## start

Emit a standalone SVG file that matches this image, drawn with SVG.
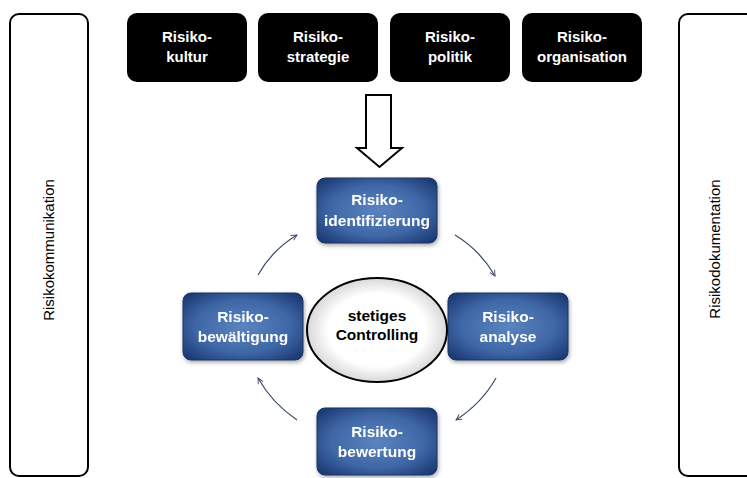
<svg xmlns="http://www.w3.org/2000/svg" width="747" height="478" viewBox="0 0 747 478">
<style>
.side{fill:#fff;stroke:#000;stroke-width:2}
.top{fill:#000}
.tt{font-family:"Liberation Sans",Arial,sans-serif;font-weight:bold;font-size:15px;fill:#fff;text-anchor:middle}
.blue{fill:url(#bg);stroke:#1a3466;stroke-width:1}
.bt{font-family:"Liberation Sans",Arial,sans-serif;font-weight:bold;font-size:15.5px;fill:#fff;text-anchor:middle}
.vt{font-family:"Liberation Sans",Arial,sans-serif;font-size:15px;fill:#000;text-anchor:middle}
.ct{font-family:"Liberation Sans",Arial,sans-serif;font-weight:bold;font-size:15.5px;fill:#000;text-anchor:middle}
.cyc{fill:none;stroke:#3c4a66;stroke-width:1.2;marker-end:url(#ah)}
</style>
<defs>
<radialGradient id="bg" cx="50%" cy="50%" r="65%">
<stop offset="0" stop-color="#5b84c0"/>
<stop offset="0.6" stop-color="#3f67a6"/>
<stop offset="1" stop-color="#1c3a74"/>
</radialGradient>
<radialGradient id="eg" cx="50%" cy="50%" r="50%">
<stop offset="0.7" stop-color="#fff"/>
<stop offset="1" stop-color="#d8d8d8"/>
</radialGradient>
<filter id="sh" x="-10%" y="-10%" width="130%" height="130%">
<feGaussianBlur in="SourceAlpha" stdDeviation="2"/>
<feOffset dx="1" dy="2"/>
<feComponentTransfer><feFuncA type="linear" slope="0.35"/></feComponentTransfer>
<feMerge><feMergeNode/><feMergeNode in="SourceGraphic"/></feMerge>
</filter>
<marker id="ah" viewBox="0 0 10 10" refX="9" refY="5" markerWidth="7" markerHeight="7" orient="auto" markerUnits="userSpaceOnUse">
<path d="M1,1 L9,5 L1,9" fill="none" stroke="#3c4a66" stroke-width="1.3"/>
</marker>
</defs>
<rect width="747" height="478" fill="#fff"/>

<g id="risikokommunikation">
<rect class="side" x="10" y="14" width="78" height="462" rx="9"/>
<text class="vt" transform="translate(54,250) rotate(-90)">Risikokommunikation</text>
</g>
<g id="risikodokumentation">
<rect class="side" x="679" y="14" width="90" height="462" rx="9"/>
<text class="vt" transform="translate(720,249) rotate(-90)">Risikodokumentation</text>
</g>

<g id="risikokultur">
<rect class="top" x="127" y="13" width="120" height="69" rx="10"/>
<text class="tt" x="187" y="42">Risiko-</text>
<text class="tt" x="187" y="62">kultur</text>
</g>
<g id="risikostrategie">
<rect class="top" x="258" y="13" width="120" height="69" rx="10"/>
<text class="tt" x="318" y="42">Risiko-</text>
<text class="tt" x="318" y="62">strategie</text>
</g>
<g id="risikopolitik">
<rect class="top" x="390" y="13" width="120" height="69" rx="10"/>
<text class="tt" x="450" y="42">Risiko-</text>
<text class="tt" x="450" y="62">politik</text>
</g>
<g id="risikoorganisation">
<rect class="top" x="522" y="13" width="120" height="69" rx="10"/>
<text class="tt" x="582" y="42">Risiko-</text>
<text class="tt" x="582" y="62">organisation</text>
</g>

<g id="input-arrow">
<path d="M366,95 H391 V148 H402 L379.5,167 L357,148 H366 Z" fill="#fff" stroke="#000" stroke-width="2" stroke-linejoin="miter"/>
</g>

<g id="risikoidentifizierung" filter="url(#sh)">
<rect class="blue" x="317" y="178" width="120" height="65" rx="8"/>
<text class="bt" x="377" y="205">Risiko-</text>
<text class="bt" x="377" y="226">identifizierung</text>
</g>
<g id="risikoanalyse" filter="url(#sh)">
<rect class="blue" x="448" y="293" width="120" height="67" rx="8"/>
<text class="bt" x="508" y="322">Risiko-</text>
<text class="bt" x="508" y="342">analyse</text>
</g>
<g id="risikobewertung" filter="url(#sh)">
<rect class="blue" x="317" y="408" width="120" height="67" rx="8"/>
<text class="bt" x="377" y="437">Risiko-</text>
<text class="bt" x="377" y="457">bewertung</text>
</g>
<g id="risikobewaeltigung" filter="url(#sh)">
<rect class="blue" x="183" y="293" width="120" height="67" rx="8"/>
<text class="bt" x="243" y="322">Risiko-</text>
<text class="bt" x="243" y="342">bewältigung</text>
</g>

<g id="stetiges-controlling">
<ellipse cx="377" cy="330" rx="70" ry="52" fill="url(#eg)" stroke="#000" stroke-width="2"/>
<text class="ct" x="377" y="321">stetiges</text>
<text class="ct" x="377" y="340">Controlling</text>
</g>

<g id="connectors">
<path class="cyc" d="M258,275 Q272,250 297,235"/>
<path class="cyc" d="M455,235 Q480,250 495,276"/>
<path class="cyc" d="M496,378 Q482,403 456,420"/>
<path class="cyc" d="M297,420 Q272,403 258,378"/>
</g>
</svg>
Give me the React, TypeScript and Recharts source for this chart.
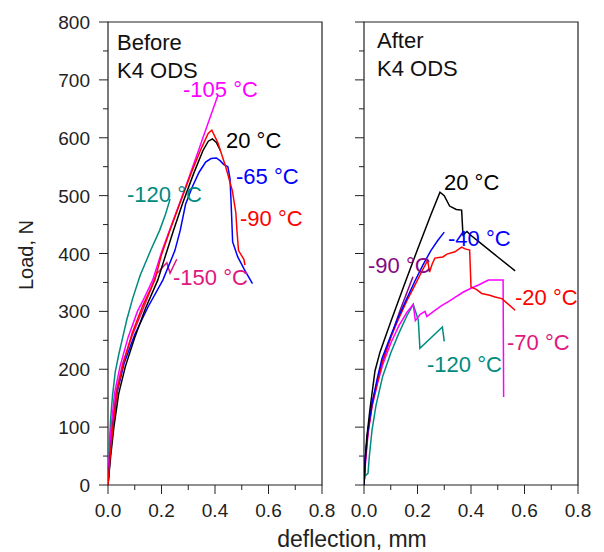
import React from 'react';
import { LineChart, Line, XAxis, YAxis, ReferenceArea } from 'recharts';

const FONT = '"Liberation Sans", Arial, Helvetica, sans-serif';

type Pt = [number, number]; // [deflection mm, load N]

// Before K4 ODS
const before20: Pt[] = [[0, 0], [0.01, 50], [0.022, 100], [0.04, 158], [0.065, 205], [0.1, 255], [0.14, 305], [0.186, 354], [0.22, 404], [0.245, 440], [0.28, 488], [0.32, 538], [0.355, 578], [0.375, 594], [0.39, 598], [0.405, 592], [0.42, 578]];
const beforeM65: Pt[] = [[0, 0], [0.008, 50], [0.018, 100], [0.035, 162], [0.06, 210], [0.1, 260], [0.15, 308], [0.205, 354], [0.25, 405], [0.27, 440], [0.29, 485], [0.315, 515], [0.34, 540], [0.365, 558], [0.385, 564], [0.405, 565], [0.42, 560], [0.432, 554], [0.448, 550], [0.456, 530], [0.46, 490], [0.466, 420], [0.485, 394], [0.51, 372], [0.54, 348]];
const beforeM90: Pt[] = [[0, 0], [0.008, 50], [0.018, 100], [0.035, 165], [0.06, 215], [0.09, 262], [0.13, 310], [0.175, 354], [0.2, 398], [0.23, 438], [0.27, 488], [0.31, 538], [0.35, 583], [0.375, 608], [0.388, 613], [0.41, 592], [0.44, 550], [0.465, 508], [0.478, 470], [0.482, 440], [0.488, 405], [0.5, 396], [0.508, 390], [0.512, 380]];
const beforeM105: Pt[] = [[0, 0], [0.005, 50], [0.012, 100], [0.025, 160], [0.045, 205], [0.075, 255], [0.11, 300], [0.13, 318], [0.167, 354], [0.2, 402], [0.23, 440], [0.27, 490], [0.3, 528], [0.33, 567], [0.37, 620], [0.41, 672]];
const beforeM120: Pt[] = [[0, 0], [0.004, 60], [0.01, 115], [0.017, 155], [0.027, 195], [0.04, 225], [0.05, 245], [0.07, 285], [0.092, 322], [0.12, 362], [0.16, 406], [0.193, 440], [0.215, 468], [0.232, 494]];
const beforeM150: Pt[] = [[0, 0], [0.006, 50], [0.014, 100], [0.03, 160], [0.055, 210], [0.09, 258], [0.13, 303], [0.16, 338], [0.18, 364], [0.22, 384], [0.232, 366], [0.257, 390]];

// After K4 ODS
const after20: Pt[] = [[0, 0], [0.004, 38], [0.01, 80], [0.022, 130], [0.041, 197], [0.06, 230], [0.1, 282], [0.15, 345], [0.2, 407], [0.25, 467], [0.284, 506], [0.3, 500], [0.32, 482], [0.345, 476], [0.365, 475], [0.37, 432], [0.385, 438], [0.398, 432], [0.43, 420], [0.5, 394], [0.565, 370]];
const afterM20: Pt[] = [[0, 0], [0.005, 45], [0.015, 92], [0.03, 138], [0.07, 215], [0.1, 255], [0.13, 288], [0.16, 318], [0.19, 345], [0.215, 368], [0.238, 388], [0.245, 368], [0.255, 382], [0.265, 392], [0.28, 393], [0.295, 394], [0.31, 399], [0.34, 403], [0.365, 411], [0.378, 408], [0.395, 406], [0.4, 342], [0.42, 338], [0.44, 331], [0.47, 328], [0.49, 325], [0.515, 322], [0.54, 312], [0.565, 302]];
const afterM40: Pt[] = [[0, 0], [0.004, 45], [0.015, 95], [0.03, 140], [0.05, 185], [0.067, 218], [0.1, 258], [0.13, 292], [0.16, 322], [0.19, 352], [0.22, 380], [0.25, 405], [0.275, 422], [0.3, 437]];
const afterM70: Pt[] = [[0, 0], [0.006, 40], [0.015, 88], [0.03, 135], [0.05, 175], [0.07, 208], [0.1, 245], [0.13, 275], [0.16, 298], [0.184, 312], [0.192, 284], [0.21, 295], [0.228, 300], [0.235, 291], [0.26, 300], [0.29, 310], [0.32, 318], [0.34, 324], [0.37, 333], [0.4, 340], [0.43, 346], [0.465, 354], [0.52, 354], [0.522, 152]];
const afterM90: Pt[] = [[0, 0], [0.005, 40], [0.013, 88], [0.03, 142], [0.06, 198], [0.09, 242], [0.135, 302], [0.183, 360]];
const afterM120: Pt[] = [[0, 0], [0.002, 15], [0.015, 20], [0.02, 50], [0.03, 95], [0.045, 138], [0.07, 188], [0.1, 228], [0.13, 262], [0.16, 292], [0.184, 312], [0.203, 285], [0.209, 236], [0.293, 273], [0.3, 248]];

const xTicks = [0, 0.1, 0.2, 0.3, 0.4, 0.5, 0.6, 0.7, 0.8];
const yTicks = [0, 50, 100, 150, 200, 250, 300, 350, 400, 450, 500, 550, 600, 650, 700, 750, 800];

const C = {
  black: '#000000',
  red: '#ff0000',
  blue: '#0000ff',
  magenta: '#ff00ff',
  teal: '#008b80',
  pink: '#e0167e',
  purple: '#850a85',
};

const toPts = (a: Pt[]) => a.map(([d, load]) => ({ d, load }));

// tick props come in at the label spot: axis + tickSize(10) + tickMargin(0)
const XTick = (props: any) => {
  const { x, y, payload } = props;
  const axisY = y - 10;
  const major = Math.round(payload.value * 10) % 2 === 0;
  return (
    <g>
      <line x1={x} y1={axisY} x2={x} y2={axisY + (major ? 9 : 5)} stroke="#222" />
      {major && (
        <text x={x} y={axisY + 32} textAnchor="middle" fontSize={19} fontFamily={FONT} fill="#222">
          {payload.value.toFixed(1)}
        </text>
      )}
    </g>
  );
};

const makeYTick = (showLabel: boolean) => (props: any) => {
  const { x, y, payload } = props;
  const axisX = x + 10;
  const major = payload.value % 100 === 0;
  return (
    <g>
      <line x1={axisX} y1={y} x2={axisX - (major ? 9 : 5)} y2={y} stroke="#222" />
      {showLabel && major && (
        <text x={axisX - 18} y={y + 7} textAnchor="end" fontSize={19} fontFamily={FONT} fill="#222">
          {payload.value}
        </text>
      )}
    </g>
  );
};

const series = (key: string, data: Pt[], color: string) => (
  <Line
    key={key}
    data={toPts(data)}
    dataKey="load"
    type="linear"
    stroke={color}
    strokeWidth={1.5}
    dot={false}
    activeDot={false}
    isAnimationActive={false}
  />
);

const Panel = ({ width, yWidth, right, labels, children }: any) => (
  <LineChart width={width} height={552} margin={{ top: 22, right, bottom: 0, left: 0 }}>
    <XAxis
      dataKey="d"
      type="number"
      domain={[0, 0.8]}
      ticks={xTicks}
      interval={0}
      height={67}
      tickSize={10}
      tickMargin={0}
      tickLine={false}
      axisLine={false}
      tick={XTick}
      allowDataOverflow
    />
    <YAxis
      type="number"
      domain={[0, 800]}
      ticks={yTicks}
      interval={0}
      width={yWidth}
      tickSize={10}
      tickMargin={0}
      tickLine={false}
      axisLine={false}
      tick={makeYTick(labels)}
      allowDataOverflow
    />
    <ReferenceArea x1={0} x2={0.8} y1={0} y2={800} fill="none" stroke="#222" strokeWidth={1.2} />
    {children}
  </LineChart>
);

const T = ({ x, y, c, s = 22, children }: any) => (
  <text x={x} y={y} fill={c} fontSize={s} fontFamily={FONT}>
    {children}
  </text>
);

const App = () => {
  return (
    <div style={{ position: 'absolute', left: 0, top: 0, width: 604, height: 552, background: '#fff' }}>
      <div style={{ position: 'absolute', left: 0, top: 0 }}>
        <Panel width={340} yWidth={108} right={18} labels={true}>
          {series('b120', beforeM120, C.teal)}
          {series('b150', beforeM150, C.pink)}
          {series('b105', beforeM105, C.magenta)}
          {series('b65', beforeM65, C.blue)}
          {series('b20', before20, C.black)}
          {series('b90', beforeM90, C.red)}
        </Panel>
      </div>
      <div style={{ position: 'absolute', left: 340, top: 0 }}>
        <Panel width={264} yWidth={24} right={26} labels={false}>
          {series('a120', afterM120, C.teal)}
          {series('a90', afterM90, C.purple)}
          {series('a70', afterM70, C.magenta)}
          {series('a20m', afterM20, C.red)}
          {series('a40', afterM40, C.blue)}
          {series('a20', after20, C.black)}
        </Panel>
      </div>
      <svg width={604} height={552} style={{ position: 'absolute', left: 0, top: 0, pointerEvents: 'none' }}>
        <T x={117} y={50} c="#111">Before</T>
        <T x={117} y={78} c="#111">K4 ODS</T>
        <T x={183} y={97} c={C.magenta}>-105 °C</T>
        <T x={226} y={148} c={C.black}>20 °C</T>
        <T x={236} y={184} c={C.blue}>-65 °C</T>
        <T x={127} y={202} c={C.teal}>-120 °C</T>
        <T x={240} y={226} c={C.red}>-90 °C</T>
        <T x={173} y={285} c={C.pink}>-150 °C</T>

        <T x={377} y={48} c="#111">After</T>
        <T x={377} y={76} c="#111">K4 ODS</T>
        <T x={444} y={190} c={C.black}>20 °C</T>
        <T x={448} y={246} c={C.blue}>-40 °C</T>
        <T x={368} y={273} c={C.purple}>-90 °C</T>
        <T x={515} y={305} c={C.red}>-20 °C</T>
        <T x={507} y={350} c={C.pink}>-70 °C</T>
        <T x={427} y={372} c={C.teal}>-120 °C</T>

        <text x={352} y={547} textAnchor="middle" fontSize={23} fontFamily={FONT} fill="#222">
          deflection, mm
        </text>
        <text
          x={0}
          y={0}
          transform="translate(33 255) rotate(-90)"
          textAnchor="middle"
          fontSize={20}
          fontFamily={FONT}
          fill="#222"
        >
          Load, N
        </text>
      </svg>
    </div>
  );
};

export default App;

## end

Repeat exactly, and only, the lines between the line holding "Give me the" and the line holding "Arial, Helvetica, sans-serif';", inclusive, leaving pictures out.

Give me the React, TypeScript and Recharts source for this chart.
import React from 'react';
import { LineChart, Line, XAxis, YAxis, ReferenceArea } from 'recharts';

const FONT = '"Liberation Sans", Arial, Helvetica, sans-serif';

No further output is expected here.